Historical Timeline


1947: Originally known as Morningside Heights, Inc., the Morningside Area Alliance was established in 1947 by leaders of Morningside Heights institutions, led by David Rockefeller as its first president, to provide collective urban planning and development for the Morningside Heights and Manhattanville areas of Upper Manhattan. “to promote the improvement of Morningside Heights as an attractive residential, educational and cultural area” The Alliance also advocated for good schools, established a neighborhood and youth program, and enhanced public safety by providing a series of security patrols.

1949: MAA organizes to expand housing options in the neighborhood,  advocating for public housing and one of the city’s first Mitchell-Lama middle income housing developments and working in partnership with city planners.

1950s: MAA conducts neighborhood planning, recruits neighborhood services, and brings the nonprofit institutions of the area to communicate about common concerns.

1957: Grant Houses opens to first residents.

1958: Morningside Gardens opens to first residents.

1961: MHInc authorizes establishment of first security street patrol (one of the first private residential police forces in the country, “Morningside Community Patrol.”)

1967: After years of MHInc advocacy, a new public elementary school, PS 36, is built.

1974: Morningside Heights Inc. is changed to Morningside Area Alliance to emphasize focus on broader community.

1978: 716 youths receive tutoring and counseling at Stone Gym and Store Front Center over three years. 

1981: MAA youth programs peak at over 2000 annual participants in multiple locations operating seven days a week. 

1990’s: Serves as catalyst and funder for expansion of Friends of Morningside Park / Morningside Park organizers. Launches Job Connections program for job development at member institutions. Major budget focus on Community Patrol. Conducts neighborhood market assessments and contracts for streetscape and transportation infrastructure planning. Funds and manages installation of new streetlamps. 

1997: First Morningside Park “Our Common Ground” celebration is held as a collaboration with residents, MAA institutions and Harlem churches. Today, this includes the Morningside Lights Event and is sponsored by Friends of Morningside Park.

Working mission statement 1998-2010: The mission of the Morningside Area Alliance is to foster, develop and promote the advancement of the Morningside Heights district of New York City as a unique educational, residential and cultural neighborhood; to sustain linkages among its members institutions to enhance communication, public well-being and cooperative initiatives; and to identify and access the collective resources of its member institutions for the purpose of improving the areas of education and youth services, public health and community development in Morningside Heights and the surrounding community.

1998: Community Leaders Luncheon is held with MAA and Upper Manhattan leaders to discuss common issues and concerns. Public education is a guided focus of conversation.

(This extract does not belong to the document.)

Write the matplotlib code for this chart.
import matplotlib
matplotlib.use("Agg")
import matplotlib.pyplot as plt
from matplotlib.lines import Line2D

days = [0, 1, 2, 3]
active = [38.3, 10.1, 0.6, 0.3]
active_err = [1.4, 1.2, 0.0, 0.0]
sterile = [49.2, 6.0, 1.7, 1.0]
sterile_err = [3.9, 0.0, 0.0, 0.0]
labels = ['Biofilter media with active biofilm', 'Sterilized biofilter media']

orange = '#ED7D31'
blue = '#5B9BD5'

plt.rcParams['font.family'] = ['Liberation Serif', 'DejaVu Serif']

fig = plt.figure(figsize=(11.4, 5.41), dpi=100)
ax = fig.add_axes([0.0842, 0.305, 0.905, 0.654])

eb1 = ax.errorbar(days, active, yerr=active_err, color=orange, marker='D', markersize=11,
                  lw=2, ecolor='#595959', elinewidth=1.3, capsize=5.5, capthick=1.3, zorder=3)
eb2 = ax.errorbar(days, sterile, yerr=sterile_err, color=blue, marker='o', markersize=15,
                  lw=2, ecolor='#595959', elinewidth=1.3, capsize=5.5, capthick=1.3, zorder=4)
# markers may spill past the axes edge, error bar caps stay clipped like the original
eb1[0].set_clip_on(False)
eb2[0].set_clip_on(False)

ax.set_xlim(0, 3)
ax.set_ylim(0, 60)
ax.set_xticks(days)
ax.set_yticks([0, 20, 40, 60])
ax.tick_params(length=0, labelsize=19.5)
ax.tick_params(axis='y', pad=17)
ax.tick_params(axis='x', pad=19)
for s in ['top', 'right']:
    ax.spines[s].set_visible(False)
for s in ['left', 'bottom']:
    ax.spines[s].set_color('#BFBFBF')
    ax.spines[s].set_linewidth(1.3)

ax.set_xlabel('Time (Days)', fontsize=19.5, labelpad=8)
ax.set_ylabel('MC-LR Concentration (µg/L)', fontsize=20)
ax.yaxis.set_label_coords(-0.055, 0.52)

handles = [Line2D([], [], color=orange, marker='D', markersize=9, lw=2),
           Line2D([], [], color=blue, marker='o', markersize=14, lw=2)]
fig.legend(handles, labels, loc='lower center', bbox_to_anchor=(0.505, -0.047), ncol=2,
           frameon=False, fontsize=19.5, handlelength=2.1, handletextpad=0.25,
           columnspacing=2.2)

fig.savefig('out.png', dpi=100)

2004: Bridge to Excellence Partnership is implemented with PS 125 and programs are provided including educator training.

2006: Expanded parent and youth activities.

2008: Teachers College launches Office of School & Community Partnerships which succeeds and greatly expands organization’s work.

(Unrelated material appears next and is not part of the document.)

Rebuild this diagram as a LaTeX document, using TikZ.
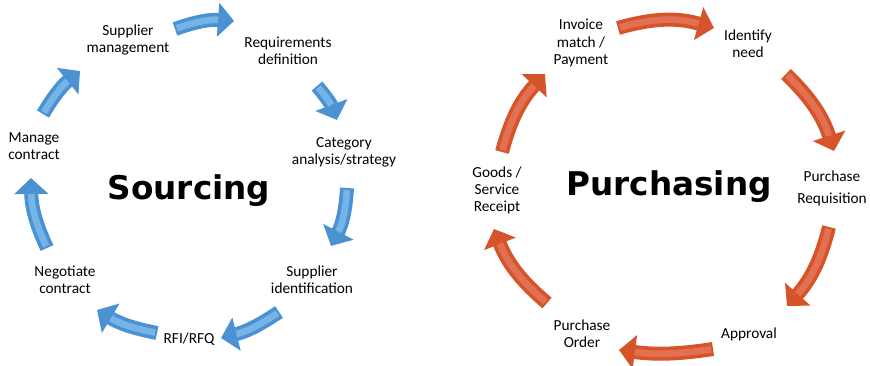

2009: Amsterdam Nursing Home’s final year membership. Fiscal sponsorship of Making Music Matters (PS 36). Community Benefits Agreement (CBA) with CB9/CU finalized with a pledge of $76 million to local nonprofits.

2010: Executive leadership of organization lacks commitment to MAA programming and activities with an eye toward defunding. Budget is reduced from $670,000 to $335,000.

2011: Manhattanville Campus breaks ground – 17 acre campus part of 1970 MAA redevelopment plan. Budget at $356,000 with focus on severance packages.

2012: Rockefeller Brothers Fund supported organization assessment (“situational analysis”) with outside consultants; Growth oriented recommendations of RBF were not put forth in the transition plan.

2013: Revamps public school program and raised $50,000 from WHDC for reinvestment in neighborhood public schools.

2014: MAA establishes a “Strategic Alliances Committee” which hosts discussions around best practices in joint-programming. Bank Street College of Education ends its membership (Pres. Shael Polakow-Suransky). Fiscal sponsorship of Keep Your Head Up basketball camp.

2015: MAA hosts Community Builder’s event, bringing MAA leaders in contact with 60 neighborhood nonprofit and activist leaders.

2016: MAA hosts full day leadership development training on Collaboration. Produces a number of reports for member and other nonprofits, including “Hiring Students” and “Social Service Needs in West Harlem” and “Guide to Social Services.”

2017: International House co-hosts the first Sakura Park Festival including member participation, community groups, and food vendors. Bylaws amended to expand the number of directors from 1 to up to 3 staff of member institutions. Leadership development symposium on Communications.